Grammar-checking on the output of MT will only expose flaws in the MT software. It makes much more sense to check (and edit) the input to MT so the MT results are more accurate. We do this using Simplified Technical English, and it dramatically improves the quality and accuracy of both the source and any translations.
This is a good idea: prepping content that you are about to feed into machine translation with spelling and grammar tools. For it is a well known fact that entering text with spelling mistakes can be disastrous to the outcome of the machine translation; the MT does not have any way of knowing that it is a mistake and usually just translates the word as it sees it. There are also some types of sentences that MT does not process well; long sentences should be shortened into a few sentences for example. Sentences with ambiguous meanings tend to come out poorly in MT. Running the text through grammar checking tools can help make the text more palatable to the MT. Misplaced or omitted punctuation can also adversely affect the MT quality.
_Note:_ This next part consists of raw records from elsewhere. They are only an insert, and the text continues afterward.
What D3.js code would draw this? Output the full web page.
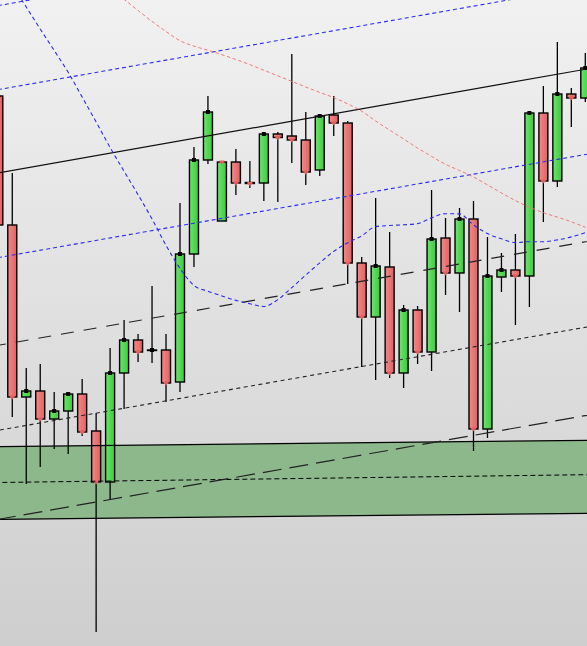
<!DOCTYPE html>
<html>
<head>
<meta charset="utf-8">
<script src="https://cdn.jsdelivr.net/npm/d3@7"></script>
<style>
  html, body { margin: 0; padding: 0; overflow: hidden; background: #e0e0e0; }
  svg { display: block; }
</style>
</head>
<body>
<div id="chart"></div>
<script>
// ---- data (price units) ----
const opens  = [904,775,603,609,581,589,606,569,518,627,660,649.5,650,618,746,840,779,838,817.5,817,866,864,860,830,885,877,737,683,733,627,690,648,762,727,781,571,723,730,724,887,819,906,902];
const highs  = [908,827,632,636,608,608,621,587,652,680,666,714,666,797,853,904,838,851,839,867,868,946,888,886,904,879,743,802,768,695,694,810,782,792,799,763,747,766,887,914,958,912,947];
const lows   = [772,583,516,533,551,546,564,368,501,591,638,637,598,608,733,836,779,805,812,799,798,837,815,824,864,716,633,620,622,612,636,629,705,688,549,562,708,675,693,778,813,873,898];
const closes = [775,603,609,581,589,606,568,518,627,660,648,650,617,746,840,888,838,817,816.5,866,862.5,860,828,884,877,737,683,734,627,690,648,761,727,781,571,724,730,724,887,819,906,902,932];

const blueMA = [1036,1015,993,971,949.5,927.7,903,878,852.5,828.7,805.3,781,754.7,731.7,714.5,708.8,704,699.6,696.2,693.5,700.4,712.4,724.9,737.2,748.6,757.2,764.2,773.4,774.5,775.2,776.4,782.2,786.3,786.1,775.1,766.4,761.2,757.4,758.3,758.3,760.1,763.1,767.3];
const redMA  = [null,null,null,null,null,null,1036,1024,1012,1000.7,989.5,978.6,968.5,959.3,953.9,949.7,945.3,940.5,935.4,929.8,924.2,918.6,913,907.6,902.4,896.1,888.8,879,869.9,861,851.9,843.6,835.7,829.5,823,815.1,807.1,799.4,792.8,787.3,782.9,778.2,772.7];

// channel lines: value at first and last candle
const chUpper2 = [994.4, 1098];
const chUpper1 = [910.4, 1013.5];
const chMid    = [827.0, 930.7];
const chLower1 = [742.4, 845.5];
const chLower2 = [654.7, 758.2];
const chLower3 = [569.7, 672.7];
const chLower4 = [480.7, 584.4];
const zoneTop    = [553.3, 559.7];
const zoneBottom = [480.7, 486.7];
const zoneMid    = [517.5, 525.3];

// ---- chart ----
const W = 587, H = 646;
const N = opens.length;
const svg = d3.select("#chart").append("svg").attr("width", W).attr("height", H);
const defs = svg.append("defs");

const bg = defs.append("linearGradient").attr("id","bg").attr("x1",0).attr("y1",0).attr("x2",0).attr("y2",1);
bg.append("stop").attr("offset","0%").attr("stop-color","#f1f1f1");
bg.append("stop").attr("offset","100%").attr("stop-color","#cecece");
const gr = defs.append("linearGradient").attr("id","gUp").attr("x1",0).attr("y1",0).attr("x2",1).attr("y2",0);
gr.append("stop").attr("offset","0%").attr("stop-color","#6ae66a");
gr.append("stop").attr("offset","100%").attr("stop-color","#40c840");
const rd = defs.append("linearGradient").attr("id","gDn").attr("x1",0).attr("y1",0).attr("x2",1).attr("y2",0);
rd.append("stop").attr("offset","0%").attr("stop-color","#f48888");
rd.append("stop").attr("offset","100%").attr("stop-color","#e06262");

svg.append("rect").attr("width",W).attr("height",H).attr("fill","url(#bg)");

const x = d3.scaleLinear().domain([0, N-1]).range([-1.7, 585.3]);
const y = d3.scaleLinear().domain([1000, 354]).range([0, H]);

const ext = [-2, N+1];
function straight(pair){
  const s = d3.scaleLinear().domain([0, N-1]).range(pair);
  return ext.map(i => [x(i), y(s(i))]);
}

// zone fill
const zt = straight(zoneTop), zb = straight(zoneBottom);
svg.append("path")
  .attr("d", d3.line()(zt.concat(zb.slice().reverse())) + "Z")
  .attr("fill", "#8cb88c");

// candles
const data = d3.range(N).map(i => ({i, o: opens[i], h: highs[i], l: lows[i], c: closes[i]}));
const g = svg.append("g");
g.selectAll("line.wick").data(data).join("line")
  .attr("x1", d => x(d.i)).attr("x2", d => x(d.i))
  .attr("y1", d => y(d.h)).attr("y2", d => y(d.l))
  .attr("stroke", "#000").attr("stroke-width", 1.3);
g.selectAll("rect.body").data(data).join("rect")
  .attr("x", d => x(d.i) - 4.5).attr("width", 9)
  .attr("y", d => y(Math.max(d.o, d.c)))
  .attr("height", d => Math.max(0.5, Math.abs(y(d.o) - y(d.c))))
  .attr("fill", d => d.c >= d.o ? "url(#gUp)" : "url(#gDn)")
  .attr("stroke", "#000").attr("stroke-width", 1.4);
// close markers (vs previous close)
const marks = data.filter(d => d.i > 0);
g.selectAll("path.mark").data(marks).join("path")
  .attr("d", d => {
    const cx = x(d.i), cy = y(d.c);
    if (d.c >= closes[d.i-1]) return `M${cx-2},${cy-2}h4v4h-4Z`;
    return `M${cx-2.5},${cy-1.5}h5v1.5l-2.5,2.5l-2.5,-2.5Z`;
  })
  .attr("fill", d => d.c >= closes[d.i-1] ? "#000" : "#e25e5e");

// zone borders + mid
const lineGen = d3.line();
svg.append("path").attr("d", lineGen(zt)).attr("fill","none").attr("stroke","#000").attr("stroke-width",1.2);
svg.append("path").attr("d", lineGen(zb)).attr("fill","none").attr("stroke","#000").attr("stroke-width",1.2);
svg.append("path").attr("d", lineGen(straight(zoneMid))).attr("fill","none").attr("stroke","#000").attr("stroke-width",1).attr("stroke-dasharray","5,3");

// channel
const chStyles = [
  {v: chUpper2, c: "#2b2bf0", w: 1.1, d: "4,3"},
  {v: chUpper1, c: "#2b2bf0", w: 1.1, d: "4,3"},
  {v: chMid,    c: "#111",    w: 1.2, d: null},
  {v: chLower1, c: "#2b2bf0", w: 1.1, d: "4,3"},
  {v: chLower2, c: "#222",    w: 1.2, d: "13,10"},
  {v: chLower3, c: "#222",    w: 1.1, d: "4,3.5"},
  {v: chLower4, c: "#222",    w: 1.2, d: "19,8"}
];
chStyles.forEach(s => {
  const p = svg.append("path").attr("d", lineGen(straight(s.v)))
    .attr("fill","none").attr("stroke", s.c).attr("stroke-width", s.w);
  if (s.d) p.attr("stroke-dasharray", s.d);
});

// moving averages
const maLine = d3.line().defined(v => v[1] != null).x(v => x(v[0])).y(v => y(v[1])).curve(d3.curveMonotoneX);
svg.append("path").attr("d", maLine(redMA.map((v,i)=>[i,v])))
  .attr("fill","none").attr("stroke","#ee7a7a").attr("stroke-width",1).attr("stroke-dasharray","3.5,2.5");
svg.append("path").attr("d", maLine(blueMA.map((v,i)=>[i,v])))
  .attr("fill","none").attr("stroke","#2b2bf0").attr("stroke-width",1.1).attr("stroke-dasharray","4,3");
</script>
</body>
</html>
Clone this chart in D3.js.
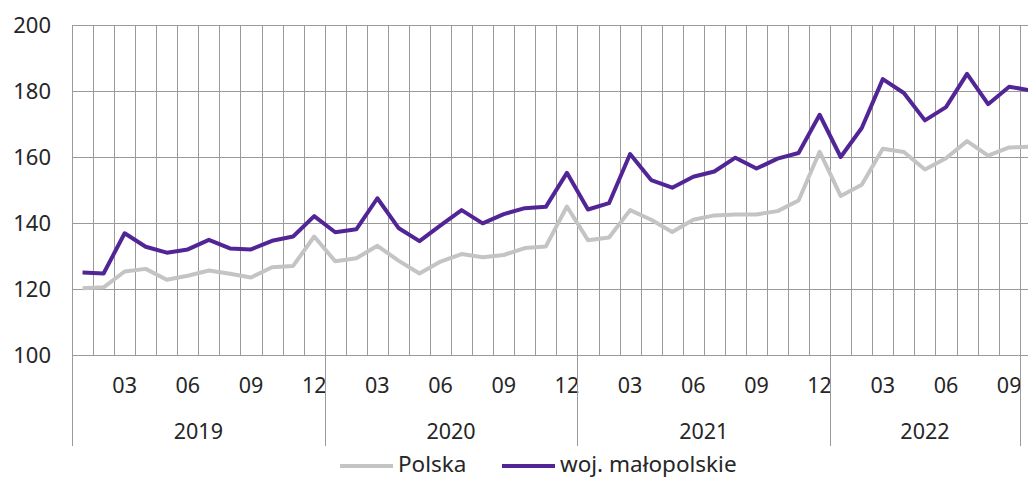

Having said this, however, we should realize that the job of a translator is to accurately convert the thoughts of the writer in another language. The job of a translator is not to second-guess the writer and change the meaning of the words. That would be betray our jobs are translators. So the prepping work should be limited to fixing spelling mistakes and crude grammar and punctuation errors.
The MT vendors are working on new technology that would correct input errors automatically. This includes natural language disambiguation, context sensitive spelling error correction and other neat stuff. In the meantime, use of available spell and grammar checkers can help improve MT quality.